Category Archives: On the Table

An Ode to Belgian Chocolate

Gentle Readers, my heart has gone 74% dark. And Belgian. At a recent industry event I attended as part of my day job, one of my colleagues brought chocolate from his home country. Eating it has been a life altering experience.

Strawberry-filled Milk Chocolate, Belgian Style. I <3 You.

Strawberry-filled Milk Chocolate, Belgian Style. I

The Practical Cooks Junior and I have been slowly working our way through the various types, and it is truly amazing. I’ve eaten what are considered the best chocolates in the United States, I’ve had Swiss chocolate, but my heart belongs to Belgium.
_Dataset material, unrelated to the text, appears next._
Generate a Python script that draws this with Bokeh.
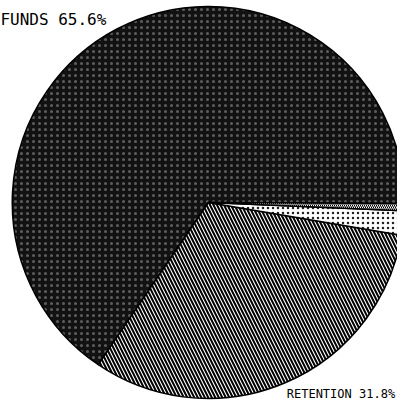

Glorious selection of Belgian Chocolates

Glorious selection of Belgian Chocolates

The 74% dark chocolate mentioned above is rich without being bitter, and somewhat floral in a non gross way. The Eldest PC Jr, who is outspoken on her dislike of dark chocolate, called it her favorite of the whole group.

The Youngest PC Jr fell in love with the strawberry filled milk chocolate. It was exceptional.

Hello Extra Dark Belgian Chocolate. You are never bitter.

Hello Extra Dark Belgian Chocolate. You are never bitter.

In terms of texture, purity of flavor, and quality, the Belgian chocolates are unmatched for me. It’s easy to eat just a little of it, as the experience is one to be savored. But how do I handle Easter, Halloween, etc. with foodie kids? Farewell KitKat bars, hello dark chocolate. Special thanks to GreenFoodie for the chocolate!

What’s the best chocolate you’ve ever eaten? No really, I want to know this. Perhaps we’ll do a chocolate tasting here in upcoming months!

Send your questions, lucrative book deals, and kitchen confessions to practical cook at gmail dot com. Connect on Facebook: The Practical Cook Blog. (Thanks in advance for spreading The Practical Cook Blog word. Press “like” on Facebook today! Also, follow the food pictures on Instagram @amylewi.)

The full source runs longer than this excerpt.